If you own the house, and you’re not doing more than three deals a year, you don’t need to do anything different.
[Except (at least) in California all seller financing to consumers is subject to both the SAFE Act and FranknDodd crap.]
Otherwise, you can finance “investors” only, and avoid those onerous regulations.
You can’t charge more than 8 points above the Federal Reserve Prime Rate, without being an institutional lender, and the rate can’t be adjustable, or have balloon terms shorter than 60 months. However, any other terms and conditions are limited only to what you can negotiate.

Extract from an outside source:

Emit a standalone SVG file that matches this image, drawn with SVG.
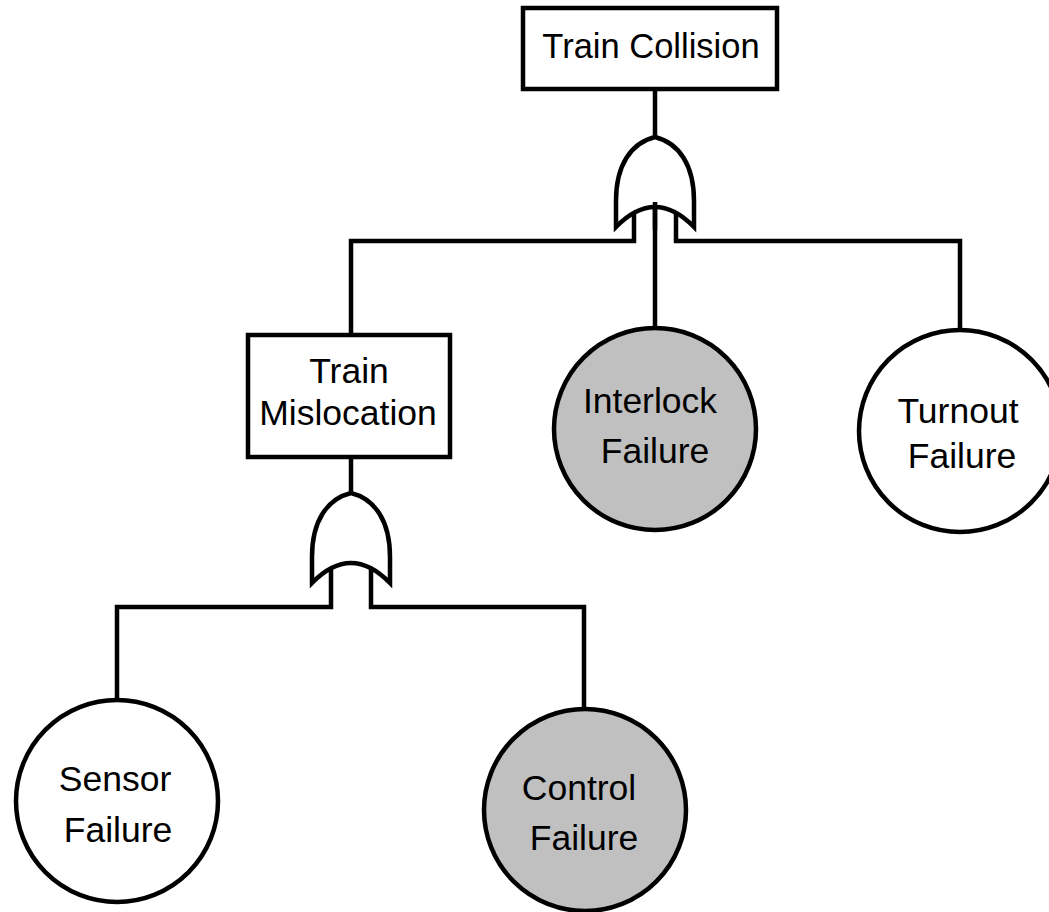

Meantime, if you get a big enough down payments, you’ll eliminate the predator borrowers that would take advantage of the ‘Frankendodd’ rules by defaulting, and then suing for all their payments back, etc.
Otherwise, you can simply use a ‘loan originator,’ which is practically the same as using an attorney, to close on your financing transactions, which is more elegant and professional in the first place.
The main issues with ignoring ‘Frankendodd,’ is that it attracts predator borrowers.
Again, you can’t finance homeowner buyers for less than five years.
Buyers have to be deemed as ‘qualifying’ for the loans by a loan originator, and if not, and the buyer defaults, he can claim ‘fraud,’ and subsequently demand all his money back including the down payment, principal and interest paid.
So, either plan on not getting paid anytime soon; having your financing terms and rates dictated by the government; or only offering financing to investors.
Things could change, but that’s my understanding as of today.